Thankfully, the Republican Corbett administration took a surprising step by following the lead of some Democratic governors and preserving $300 million in food aid for as many as 400,000 families statewide.

The farm bill cut $8.6 billion in food stamps over the next decade — itself a shameful compromise made necessary by Republican insistence — by changing the eligibility requirements for recipients. One of the changes was to a provision known as “heat and eat,” which allowed households that receive home heating assistance to get a larger food stamp benefit. The idea is that families should not be forced to choose between heating their homes or eating.

Previously, recipients who received as little as one penny in heat aid automatically qualified for the food stamp supplement. The new law changed the limit and only those who qualify for more than $20 in heating assistance can get the additional food stamps. If states want to supplement food stamps for their residents, they must put more dollars into heating assistance per family.

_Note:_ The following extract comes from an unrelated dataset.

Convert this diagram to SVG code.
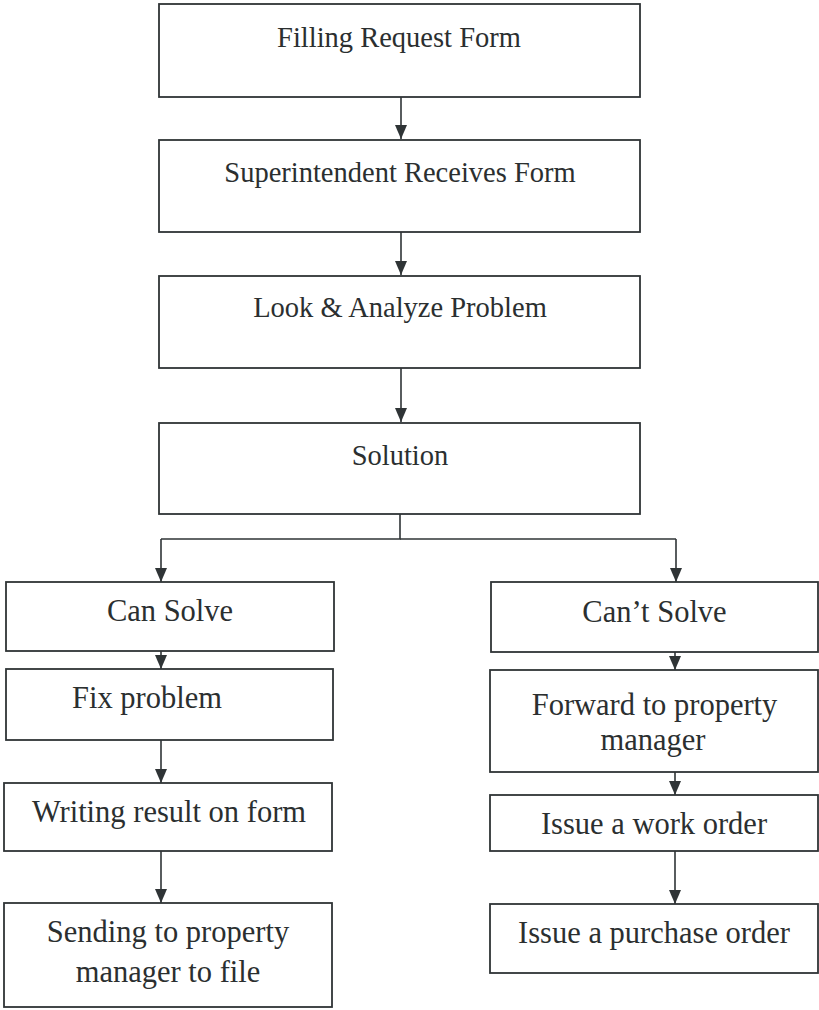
<svg xmlns="http://www.w3.org/2000/svg" width="819" height="1010" viewBox="0 0 819 1010">
<defs>
<marker id="ah" markerUnits="userSpaceOnUse" markerWidth="14" markerHeight="12" refX="14" refY="6" orient="auto" viewBox="0 0 14 12">
<path d="M0,0 L14,6 L0,12 Z" fill="#2f3436"/>
</marker>
<style>
.box{fill:#fff;stroke:#2f3436;stroke-width:1.8}
.t{font-family:'Liberation Serif',serif;fill:#2b2f30;text-anchor:middle}
.s{font-size:28.5px}
.b{font-size:30.5px}
.c{fill:none;stroke:#2f3436;stroke-width:1.6}
.a{fill:none;stroke:#2f3436;stroke-width:1.6}
</style>
</defs>
<rect width="819" height="1010" fill="#fff"/>
<g id="connectors">
<line class="a" x1="401" y1="97" x2="401" y2="139" marker-end="url(#ah)"/>
<line class="a" x1="401" y1="232" x2="401" y2="275" marker-end="url(#ah)"/>
<line class="a" x1="401" y1="368" x2="401" y2="422" marker-end="url(#ah)"/>
<polyline class="c" points="400,514 400,539 161,539"/>
<line class="c" x1="400" y1="539" x2="676" y2="539"/>
<line class="a" x1="161" y1="539" x2="161" y2="582" marker-end="url(#ah)"/>
<line class="a" x1="676" y1="539" x2="676" y2="582" marker-end="url(#ah)"/>
<line class="a" x1="161" y1="651" x2="161" y2="669" marker-end="url(#ah)"/>
<line class="a" x1="161" y1="740" x2="161" y2="783" marker-end="url(#ah)"/>
<line class="a" x1="161" y1="851" x2="161" y2="903" marker-end="url(#ah)"/>
<line class="a" x1="675" y1="652" x2="675" y2="670" marker-end="url(#ah)"/>
<line class="a" x1="675" y1="772" x2="675" y2="795" marker-end="url(#ah)"/>
<line class="a" x1="675" y1="851" x2="675" y2="904" marker-end="url(#ah)"/>
</g>
<g id="n1"><rect class="box" x="159" y="4" width="481" height="93"/><text class="t s" x="399" y="47">Filling Request Form</text></g>
<g id="n2"><rect class="box" x="159" y="140" width="481" height="92"/><text class="t s" x="400" y="182">Superintendent Receives Form</text></g>
<g id="n3"><rect class="box" x="159" y="276" width="481" height="92"/><text class="t s" x="400" y="317">Look &amp; Analyze Problem</text></g>
<g id="n4"><rect class="box" x="159" y="423" width="481" height="91"/><text class="t s" x="400" y="465">Solution</text></g>
<g id="n5"><rect class="box" x="6" y="582" width="328" height="69"/><text class="t b" x="170" y="621">Can Solve</text></g>
<g id="n6"><rect class="box" x="6" y="669" width="327" height="71"/><text class="t b" x="147" y="708">Fix problem</text></g>
<g id="n7"><rect class="box" x="4" y="783" width="328" height="68"/><text class="t b" x="169" y="822">Writing result on form</text></g>
<g id="n8"><rect class="box" x="4" y="903" width="328" height="104"/><text class="t b" x="168" y="942">Sending to property</text><text class="t b" x="168" y="982">manager to file</text></g>
<g id="n9"><rect class="box" x="491" y="582" width="327" height="70"/><text class="t b" x="654.5" y="622">Can’t Solve</text></g>
<g id="n10"><rect class="box" x="490" y="670" width="328" height="102"/><text class="t b" x="654.5" y="715">Forward to property</text><text class="t b" x="653" y="750">manager</text></g>
<g id="n11"><rect class="box" x="490" y="795" width="328" height="56"/><text class="t b" x="654" y="834">Issue a work order</text></g>
<g id="n12"><rect class="box" x="490" y="904" width="328" height="69"/><text class="t b" x="654" y="943">Issue a purchase order</text></g>
</svg>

The Corbett administration will do just that by using $8 million in federal energy assistance to increase home heating payments, a move that will trigger the supplemental food stamp payments. It sounds like a shell game, but this one has serious consequences for low-income Pennsylvanians. Democratic governors in Connecticut and New York are using the same means to help their constituents.

It is good news for low-income Pennsylvania families that the Corbett administration did not let politics blind it to a way around this obstacle created by a less-than-optimal farm bill. And it probably doesn’t hurt to have this consumer-friendly win in Tom Corbett’s column during an election year.